We already ran this experiment, it was called Feudalism. We don't have Barons and Lords because they got obliterated by unified nation states in wars, every time.

There are people who'd give their life for America/Freedom/ etc, have you ever met anyone who would for Mark Zukerberg?

Under current system police enjoys mahor privilidges - qualified immunity, resisting arrest is a crime, etc. Since such multiple private army/police's might come into conflict, those privilidges have to go. We'll be back at feudal warfare


> We don't have Barons and Lords because they got obliterated by unified nation states in wars, every time.

Arguably the most militarily successful empire in history [0] has Barons and Lords and is nearly contemporary with this conversation (Elizabeth II isn't even dead yet). I agree democracy is better, but "we're better organised and we'll whack you if you don't pay protection money" is a weak justification for taxes. The counterargument is that bullying is a decent tactic but a bad strategy - it is hard to get people to seriously buy in to bullying and relatively unstable when the situation changes.

[0] https://en.wikipedia.org/wiki/British_Empire


I don't think British Empire is considered feudal society, the English civil war probably marks the end of anything you could call feudalism.

The argument is diffetent - feudalism gives you multiple warring rackets, its even worse and more expensive


If there is something of higher value to steal, thieves are willing to take larger risks to get it, so you have to expend more effort if you want to prevent that.


Plus supervillains. They're notoriously expensive to arrest.


>Do you think it costs the government more to protect a person with a house, or a person with a mansion?

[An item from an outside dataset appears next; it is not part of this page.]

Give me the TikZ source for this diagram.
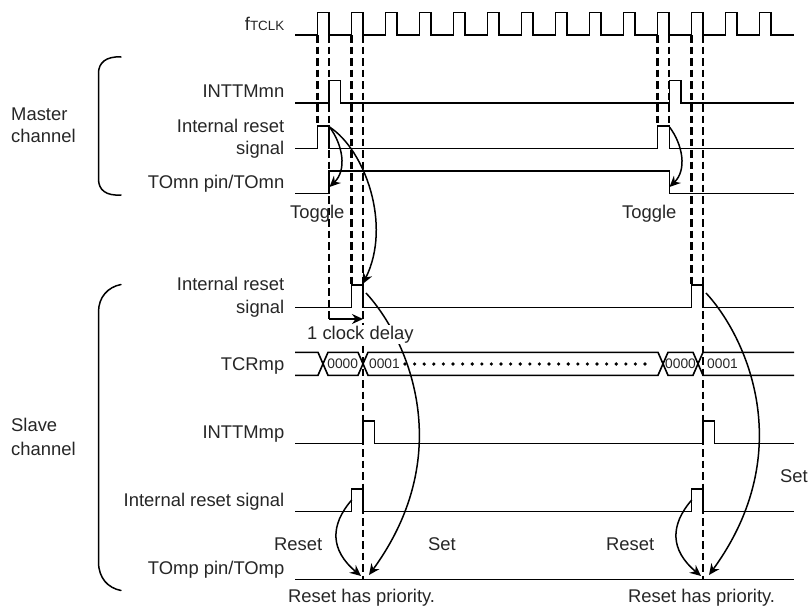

These are the same. If someone were to trespass onto your property it's going to be up to you to defend it. The police are too far away to come save you. There's no difference from the police's perspective since the size of your property doesn't matter to them. Whatever work they do upstream to protect you does not depend on the size of your property.


If the police were close to you, the value of that plot would be higher, or at least its associated costs would be.